Parameters: * id: The ID of the shutdown definition

Example:

curl -u root:xxx -H 'Accept: application/json' https://localhost/neteye/shutdownmanager/api/trigger-shutdown-definition?id=1

Configuring Icinga Monitoring Retention Policy

This section describes how to configure and applying the retention time for Icinga Data Output (IDO) DB.

The retention time is by default set to 550 days, meaning that the data stored in IDO DB are kept for 550 days and deleted afterwards. This will affect the monitoring data history, that are used for populating SLM reports. This value can be changed at a later point, customize it based on user’s needs.

Background

In the 4.13 release a new setting has been introduced, called retention policy. The reason for its introduction is that the all data (warnings, logs, output of checks, and so on) are stored in the Database, which can dramatically grow over time. This setting will be enabled by default in new installation only, while existing installation must configure it and enable it, following the steps described next. The default value given to this setting is 550 days, but can be changed at a later point.

How To Set The Retention Time

To configure or modify the value, go to Configuration > Modules > Neteye > Configuration.

  • Step 0. Click on the slider called Enable default retention policy to enable the feature. The slider will disappear afterwards.

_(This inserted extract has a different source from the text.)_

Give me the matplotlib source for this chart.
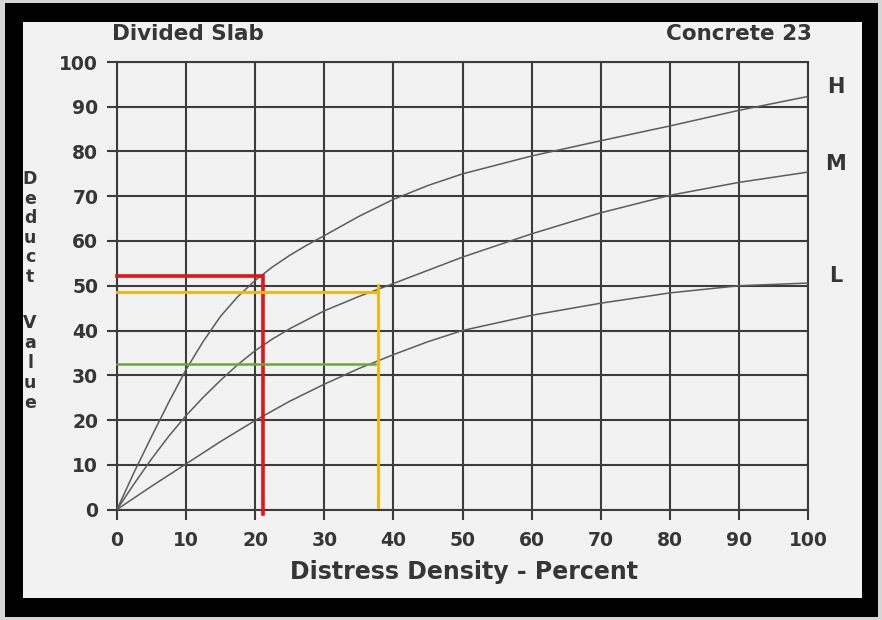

Indeed, once the feature is enabled, there is no rolling back, it will remain enabled forever.

  • Step 1. Insert a value in days for the Default retention policy age, which by default is 550, i.e., one year.

  • Step 2. Click on the Save Changes button.

  • Step 4. Go to the command line and run the neteye_secure_install script.

Warning

Only after Step 4 the setting will be applied and enabled, so make sure to complete successfully all the steps!

How To Disable the Retention Time

The retention time can be disabled, meaning that no data will ever be deleted. To do so, set the value of retention time to 0 (zero).

Warning

Disabling the retention time is discouraged, because the disk space required by the Databases might grow quickly if the monitoring activities on NetEye create a lot of input.